The process of coaching has many similarities: a coaching conversation may consider the coachee's current experience, encourage reflection or observation on what is going on with that, prompt thinking about what, why and how it happened, and lead to action to do something else. Encouraging the coachee to work through these stages for themselves, leads to greater self-awareness, more appropriate decision making and more effective action than simply providing suggestions, just as engaging fully in experiential learning is more effective for learners. 

 

The parallels between coaching and learning mean that coaching can support an effective process of learning, as well as supporting the decision making that accompanies the learning process (for example, courses to take, options to select, what placement to undertake and so on). 

 

In the PC3 project we have looked at coaching as a means of supporting learning in a number of contexts. These are considered in the following sections. 

 

Using peer coaching to enhance learning across a cohort

The Sports Management course team introduced student-student peer triads (including a coach, a coachee and an observer) to support students in developing effective learning objectives for their placements. Evidence suggests that this process enhanced learning in those who participated fully, and students reported that it helped them learn beyond the specific learning task. For full details of this intervention, see Case Study 1: Sports Management.

 

Using one-to-one coaching to support individual learners

The Personalised Learning through Coaching (PLC) module incorporated one-to-one coaching to support learners in making decisions about their personal and professional development. Learners were assigned a personal coach and were offered a series of five 1-hour coaching sessions during the module.  These took place face-to-face, via telephone or via video conferencing.

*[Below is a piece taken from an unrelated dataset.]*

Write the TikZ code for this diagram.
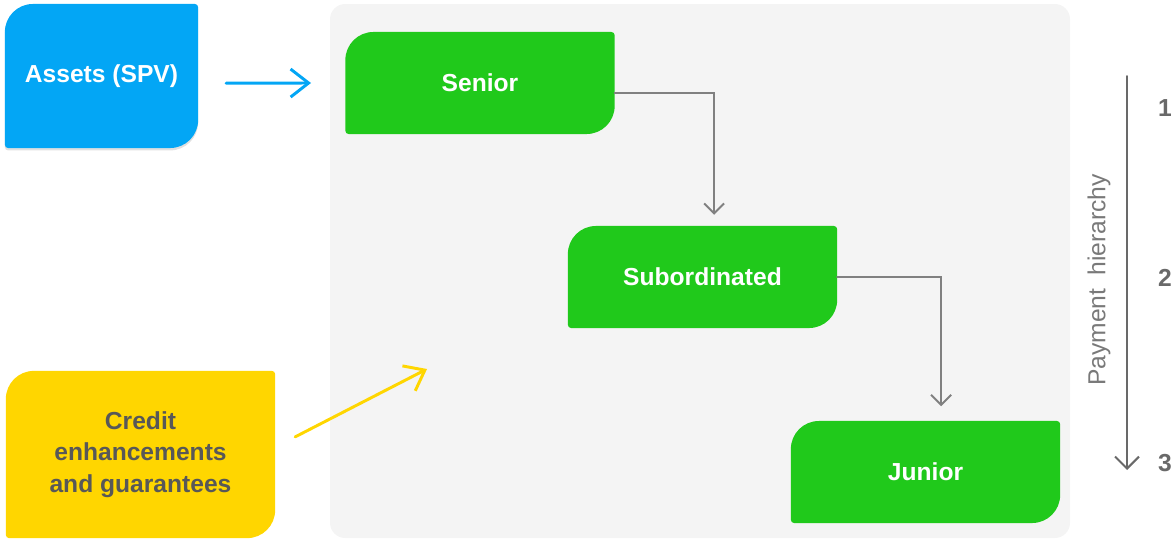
\documentclass[tikz,border=0pt]{standalone}
\usepackage{fontspec}
\setmainfont{Liberation Sans}
\usepackage{tikz}
\usetikzlibrary{arrows.meta, backgrounds, shadows}
\definecolor{spvblue}{HTML}{03A6F5}
\definecolor{tranchegreen}{HTML}{20C91B}
\definecolor{enhyellow}{HTML}{FFD600}
\definecolor{poolgrey}{HTML}{F4F4F4}
\definecolor{linegrey}{HTML}{808080}
\definecolor{textgrey}{HTML}{585858}

% leaf-shaped fill behind a node: big radius top left / bottom right
\newcommand{\leafpath}[2]{%
  \fill[#2] ([yshift=-0.7cm]#1.north west) arc[start angle=180, end angle=90, radius=0.7cm]
    -- ([xshift=-0.08cm]#1.north east) arc[start angle=90, end angle=0, radius=0.08cm]
    -- ([yshift=0.7cm]#1.south east) arc[start angle=0, end angle=-90, radius=0.7cm]
    -- ([xshift=0.08cm]#1.south west) arc[start angle=270, end angle=180, radius=0.08cm]
    -- cycle;}

\begin{document}
\begin{tikzpicture}[x=0.025cm, y=-0.025cm,
    leaf/.style={rectangle, inner sep=0pt, outer sep=0pt, align=center,
                 font=\bfseries\fontsize{17.5}{22.3}\selectfont},
    tranche/.style={leaf, minimum width=6.73cm, minimum height=2.55cm, text=white},
    flow/.style={-{Straight Barb[length=2.5mm, width=5mm]}, line width=1.4pt,
                 linegrey, line cap=round},
    feed/.style={-{Straight Barb[length=4.5mm, width=7mm]}, line width=2.1pt,
                 line cap=round},
    rank/.style={font=\bfseries\fontsize{17.5}{21}\selectfont, text=textgrey!90},
  ]
    \useasboundingbox (0,0) rectangle (1174,539);

    % === Inputs ===
    \node[leaf, minimum width=4.83cm, minimum height=3.6cm, text=white]
      (assets) at (101.5,76) {Assets (SPV)};
    \node[leaf, minimum width=6.73cm, minimum height=4.18cm, text=textgrey]
      (credit) at (140.5,454.5) {\raisebox{-0.1cm}{\parbox{6cm}{\centering
        Credit\\enhancements\\and guarantees}}};

    % === Tranches ===
    \node[tranche] (senior) at (480,83) {Senior};
    \node[tranche] (sub) at (702.5,277) {Subordinated};
    \node[tranche] (junior) at (925.5,472) {Junior};

    % === Backgrounds ===
    \begin{scope}[on background layer]
      \fill[poolgrey, rounded corners=0.38cm] (330,4) rectangle (1070,538);
      \leafpath{assets}{spvblue, drop shadow={shadow xshift=0cm, shadow yshift=-0.06cm,
                        opacity=0.12, fill=black}}
      \leafpath{credit}{enhyellow}
      \leafpath{senior}{tranchegreen}
      \leafpath{sub}{tranchegreen}
      \leafpath{junior}{tranchegreen}
    \end{scope}

    % === Arrows into the pool ===
    \coordinate (spvin) at (311,83);
    \coordinate (credin) at (427,369);
    \draw[feed, spvblue] ([xshift=0.7cm,yshift=-0.18cm]assets.east) -- (spvin);
    \draw[feed, enhyellow] ([xshift=0.5cm,yshift=0.44cm]credit.east) -- (credin);

    % === Waterfall ===
    \draw[flow] ([yshift=-0.24cm]senior.east) -| ([xshift=0.29cm,yshift=0.28cm]sub.north);
    \draw[flow] (sub.east) -| ([xshift=0.39cm,yshift=0.37cm]junior.north);

    % === Payment hierarchy scale ===
    \coordinate (ptop) at (1127,76);
    \coordinate (pbot) at (1127,470);
    \draw[flow, textgrey!90, -{Straight Barb[length=3mm, width=6mm]}] (ptop) -- (pbot);
    \node[rotate=90, text=textgrey!80, font=\fontsize{17.5}{21}\selectfont]
      (phier) at (1099,280) {Payment\hspace{0.25em} hierarchy};
    \node[rank] (r1) at (1165,108) {1};
    \node[rank] (r2) at (1165,278) {2};
    \node[rank] (r3) at (1165,463) {3};
\end{tikzpicture}
\end{document}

For full details of this intervention, see Case Study 2: Personalised Learning through Coaching

 

Using coaching to underpin personalised curriculum design

The original plan for PC3 included a framework for using coaching to underpin personalised, individual curriculum design. This approach was overtaken by changes in priority at the institution, so it was not fully realised. However, we provide the structure and framework and invite others interested in this proposal to trial it. For full details of the PC3 framework, see Case Study 2: Personalised Learning through Coaching module.

 

Using coaching principles in delivering course content

On a number of occasions, we and other staff used coaching principles to deliver content, provide module and tutorial support. Media studies students were taught coaching as a means of helping them deal with change in their professional environments - see Mini Case 1: Media Students

 

Encouraging self-coaching to help students to become independent learners

Within the context of encouraging students to develop strategies for encouraging their peers to make use of coaching, a team of coaching student ambassadors was established, who received additional coaching training, supported each other through coaching and developed strategies for promoting coaching among their peers. They report that coaching helped them to learn to self-coach, leading to more effective learning strategies and more confidence in learning. For full details of this intervention, see Case Study 3: Student Ambassadors.